Of course when I was a kid, those with summer birthdays wouldn’t even get the brief song and short note. It was as if their birthday never happened, they just magically aged one year before returning to school for the next grade . . . or possibly to revisit the same grade. How sad it was to have a summer birthday.

Except it might actually be a warm day to have a party. You would have to track down your chums to invite them to the soiree, but it would be better than having a mid-February celebration in three feet of new snow. Let’s face it, there are always downfalls to any possibility. You have to make the most of it, even if your guests all suffer from frostbite before they go home.

To remedy this dreadful summer birthday situation, the modern era has invented the half birthday. Enthusiastic parents who had the temerity to give birth in late July can bring tomfoolery into the classroom in late January instead.

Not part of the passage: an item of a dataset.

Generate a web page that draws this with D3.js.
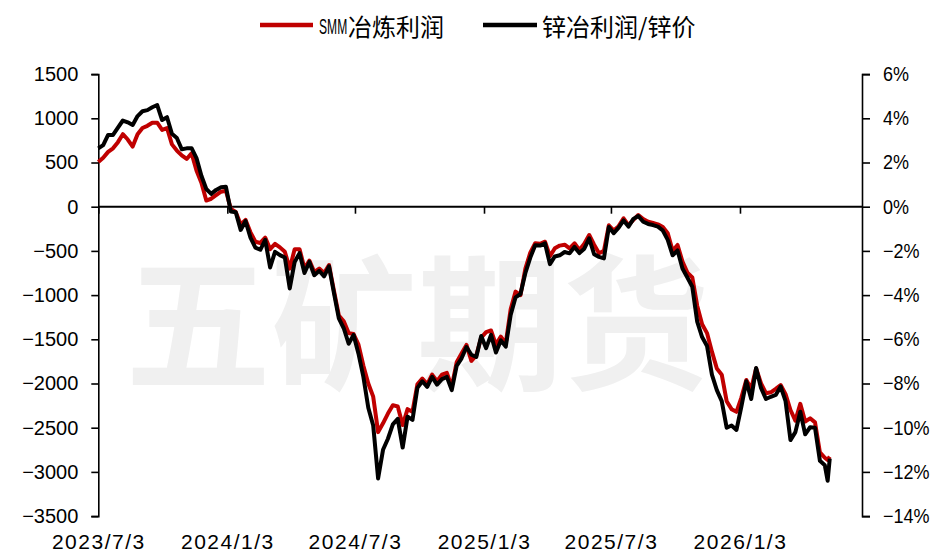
<!DOCTYPE html>
<html>
  <head>
    <meta charset="utf-8" />
    <title>锌冶炼利润</title>
    <style>
      body { margin: 0; background: #fff; }
      svg { display: block; }
      .tick text { font-family: "Liberation Sans", Arial, sans-serif; fill: #000; }
    </style>
  </head>
  <body>
    <svg id="chart" width="930" height="552"></svg>
    <script src="https://d3js.org/d3.v7.min.js"></script>
    <script>
      // weekly readings (dates shared by both series)
      const dates = [
        "2023-07-03","2023-07-10","2023-07-17","2023-07-24","2023-07-31","2023-08-07","2023-08-14","2023-08-21","2023-08-28",
        "2023-09-04","2023-09-11","2023-09-18","2023-09-25","2023-10-02","2023-10-09","2023-10-16","2023-10-23","2023-10-30",
        "2023-11-06","2023-11-13","2023-11-20","2023-11-27","2023-12-04","2023-12-11","2023-12-18","2023-12-25",
        "2024-01-01","2024-01-08","2024-01-15","2024-01-22","2024-01-29","2024-02-05","2024-02-12","2024-02-19","2024-02-26",
        "2024-03-04","2024-03-11","2024-03-18","2024-03-25","2024-04-01","2024-04-08","2024-04-15","2024-04-22","2024-04-29",
        "2024-05-06","2024-05-13","2024-05-20","2024-05-27","2024-06-03","2024-06-10","2024-06-17","2024-06-24",
        "2024-07-01","2024-07-08","2024-07-15","2024-07-22","2024-07-29","2024-08-05","2024-08-12","2024-08-19","2024-08-26",
        "2024-09-02","2024-09-09","2024-09-16","2024-09-23","2024-09-30","2024-10-07","2024-10-14","2024-10-21","2024-10-28",
        "2024-11-04","2024-11-11","2024-11-18","2024-11-25","2024-12-02","2024-12-09","2024-12-16","2024-12-23","2024-12-30",
        "2025-01-06","2025-01-13","2025-01-20","2025-01-27","2025-02-03","2025-02-10","2025-02-17","2025-02-24",
        "2025-03-03","2025-03-10","2025-03-17","2025-03-24","2025-03-31","2025-04-07","2025-04-14","2025-04-21","2025-04-28",
        "2025-05-05","2025-05-12","2025-05-19","2025-05-26","2025-06-02","2025-06-09","2025-06-16","2025-06-23","2025-06-30",
        "2025-07-07","2025-07-14","2025-07-21","2025-07-28","2025-08-04","2025-08-11","2025-08-18","2025-08-25",
        "2025-09-01","2025-09-08","2025-09-15","2025-09-22","2025-09-29","2025-10-06","2025-10-13","2025-10-20","2025-10-27",
        "2025-11-03","2025-11-10","2025-11-17","2025-11-24","2025-12-01","2025-12-08","2025-12-15","2025-12-22","2025-12-29",
        "2026-01-05","2026-01-12","2026-01-19","2026-01-26","2026-02-02","2026-02-09","2026-02-16","2026-02-23",
        "2026-03-02","2026-03-09","2026-03-16","2026-03-23","2026-03-30","2026-04-06","2026-04-13","2026-04-20","2026-04-27",
        "2026-05-04","2026-05-08","2026-05-11"
      ];

      // SMM冶炼利润 (元/吨, left axis)
      const smmProfit = [
        505, 554, 620, 660, 730, 820, 760, 680, 820,
        890, 915, 950, 950, 868, 890, 705, 635, 580,
        540, 604, 410, 270, 70, 90, 130, 170,
        180, -25, -60, -200, -150, -290, -396, -410, -350,
        -480, -420, -460, -510, -700, -480, -480, -700, -610,
        -740, -700, -750, -660, -950, -1230, -1295, -1430,
        -1440, -1560, -1800, -2000, -2149, -2550, -2450, -2340, -2245,
        -2260, -2470, -2290, -2320, -2010, -1945, -2010, -1900, -1975,
        -1900, -1880, -2036, -1760, -1660, -1564, -1745, -1680, -1480,
        -1420, -1400, -1560, -1470, -1546, -1160, -960, -1000,
        -700, -520, -414, -420, -396, -560, -470, -440, -430,
        -471, -414, -490, -420, -320, -430, -527, -500, -210,
        -270, -220, -131, -210, -150, -94, -140, -170,
        -185, -200, -230, -300, -500, -433, -620, -745, -800,
        -1120, -1330, -1430, -1640, -1830, -1900, -2200, -2290, -2320,
        -2160, -1960, -2060, -1830, -1998, -2110, -2100, -2060,
        -2017, -2120, -2300, -2420, -2230, -2430, -2394, -2440, -2780,
        -2840, -2865, -2827
      ];

      // 锌冶利润/锌价 (%, right axis)
      const profitRatio = [
        2.64, 2.79, 3.25, 3.25, 3.58, 3.9, 3.82, 3.7, 4.1,
        4.32, 4.37, 4.5, 4.6, 3.92, 4.05, 3.3, 3.11, 2.6,
        2.64, 2.65, 2.2, 1.4, 0.8, 0.58, 0.76, 0.88,
        0.9, -0.22, -0.25, -1.05, -0.65, -1.4, -1.85, -1.95, -1.5,
        -2.75, -2.04, -2.19, -2.3, -3.7, -2.5, -2.1, -3.0, -2.5,
        -3.1, -2.9, -3.15, -2.7, -3.9, -5.05, -5.5, -6.2,
        -5.8, -6.65, -7.7, -9.1, -9.9, -12.3, -11.0, -10.5, -9.85,
        -9.6, -10.9, -9.5, -9.65, -8.2, -7.9, -8.15, -7.7, -8.05,
        -7.8, -7.7, -8.3, -7.2, -6.86, -6.35, -6.7, -6.8, -5.85,
        -6.4, -5.8, -6.6, -6.05, -6.33, -4.9, -4.1, -3.95,
        -3.0, -2.3, -1.74, -1.76, -1.66, -2.6, -2.25, -2.2, -2.05,
        -2.11, -1.82, -2.1, -1.9, -1.43, -2.15, -2.27, -2.34, -0.92,
        -1.2, -0.95, -0.62, -0.9, -0.55, -0.42, -0.68, -0.78,
        -0.83, -0.9, -1.08, -1.5, -2.2, -1.98, -2.8, -3.2, -3.62,
        -5.2, -5.9, -6.3, -7.6, -8.3, -8.8, -10.0, -9.9, -10.1,
        -9.05, -7.9, -8.7, -7.3, -8.2, -8.7, -8.6, -8.52,
        -8.14, -8.8, -10.56, -10.2, -9.28, -10.3, -9.98, -10.0, -11.5,
        -11.7, -12.4, -11.4
      ];

      const xTicks = ["2023-07-03", "2024-01-03", "2024-07-03", "2025-01-03", "2025-07-03", "2026-01-03"];
      const leftTicks = [1500, 1000, 500, 0, -500, -1000, -1500, -2000, -2500, -3000, -3500];
      const rightTicks = [6, 4, 2, 0, -2, -4, -6, -8, -10, -12, -14];

      const parseDate = d3.timeParse("%Y-%m-%d");
      const svg = d3.select("#chart");

      const x = d3
        .scaleTime()
        .domain([parseDate("2023-07-03"), parseDate("2026-06-26")])
        .range([98.3, 862]);
      const yL = d3.scaleLinear().domain([-3500, 1500]).range([516.1, 74.1]);
      const yR = d3.scaleLinear().domain([-14, 6]).range([516.1, 74.1]);

      // watermark
      svg
        .append("text")
        .attr("x", 417)
        .attr("y", 314)
        .attr("text-anchor", "middle")
        .attr("dominant-baseline", "central")
        .style("font-family", "'Noto Sans CJK SC', sans-serif")
        .style("font-weight", "bold")
        .style("font-size", "146px")
        .style("fill", "#f0f0f0")
        .text("五矿期货");

      // left axis
      const axL = svg
        .append("g")
        .attr("transform", "translate(98.3,0)")
        .call(
          d3.axisLeft(yL).tickValues(leftTicks).tickSize(7).tickPadding(13).tickFormat(d3.format("d"))
        );
      axL.selectAll(".tick text").style("font-size", "20px");

      // right axis (labels a little narrower, as in the original)
      const axR = svg
        .append("g")
        .attr("transform", "translate(862,0)")
        .call(
          d3.axisRight(yR).tickValues(rightTicks).tickSize(8).tickPadding(12)
            .tickFormat((d) => d3.format("d")(d) + "%")
        );
      axR
        .selectAll(".tick text")
        .style("font-size", "20px")
        .attr("x", 21 / 0.9)
        .attr("transform", "scale(0.9,1)");

      [axL, axR].forEach((g) => {
        g.select(".domain").attr("stroke", "#000").attr("stroke-width", 1.6);
        g.selectAll(".tick line").attr("stroke", "#000").attr("stroke-width", 1.6);
      });

      // date axis sits on the zero line, labels at the bottom
      const axX = svg
        .append("g")
        .attr("transform", "translate(0," + yL(0) + ")")
        .call(
          d3.axisBottom(x).tickValues(xTicks.map(parseDate)).tickSize(7)
            .tickFormat(d3.timeFormat("%Y/%-m/%-d"))
        );
      axX.select(".domain").attr("stroke", "#000").attr("stroke-width", 2).attr("d", "M98.3,0H862");
      axX.selectAll(".tick line").attr("stroke", "#000").attr("stroke-width", 1.6);
      axX
        .selectAll(".tick text")
        .attr("y", 541.5 - yL(0))
        .attr("dy", "0.35em")
        .style("font-size", "21px")
        .style("letter-spacing", "1.5px");

      const rows = dates.map((d, i) => ({ date: parseDate(d), smm: smmProfit[i], ratio: profitRatio[i] }));

      const lineSmm = d3.line().x((d) => x(d.date)).y((d) => yL(d.smm));
      const lineRatio = d3.line().x((d) => x(d.date)).y((d) => yR(d.ratio));

      svg
        .append("path")
        .datum(rows)
        .attr("d", lineSmm)
        .attr("fill", "none")
        .attr("stroke", "#c00000")
        .attr("stroke-width", 4)
        .attr("stroke-linejoin", "round");

      svg
        .append("path")
        .datum(rows)
        .attr("d", lineRatio)
        .attr("fill", "none")
        .attr("stroke", "#000")
        .attr("stroke-width", 4)
        .attr("stroke-linejoin", "round");

      // legend
      const legend = svg.append("g");
      legend.append("line").attr("x1", 260).attr("x2", 313).attr("y1", 25).attr("y2", 25)
        .attr("stroke", "#c00000").attr("stroke-width", 4.5);
      legend.append("text")
        .attr("transform", "translate(319,33.5) scale(0.55,1)")
        .style("font-family", "'Liberation Sans', Arial, sans-serif").style("font-size", "22px")
        .text("SMM");
      legend.append("text").attr("x", 348).attr("y", 25).attr("dominant-baseline", "central")
        .style("font-family", "'Noto Sans CJK SC', sans-serif").style("font-size", "24px")
        .text("冶炼利润");
      legend.append("line").attr("x1", 483).attr("x2", 537).attr("y1", 25).attr("y2", 25)
        .attr("stroke", "#000").attr("stroke-width", 4.5);
      legend.append("text").attr("x", 542).attr("y", 25).attr("dominant-baseline", "central")
        .style("font-family", "'Noto Sans CJK SC', sans-serif").style("font-size", "24px")
        .text("锌冶利润/锌价");
    </script>
  </body>
</html>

It is almost more exotic, this half birthday. There are fewer such celebrations based strictly on the statistical odds of non-school months versus calendar months. Soon the other students want to celebrate their half birthday as well. The odd little boy born on October 13 who brought in a tray of cupcakes on his special day wants a do-over on April 13 (unless that is during spring break, in which case he would be glad to postpone it until school is back in session).

In the younger grades there are now enough “special days” that interruptive treats arrive practically every week. Parents think they are doing a nice thing for their child, but if they don’t stop there will be a rude awakening when the kid hits middle school and the only thing that is likely to happen on his or her birthday is some enjoyable bullying.

Unless the persecutor can be appeased with a cupcake.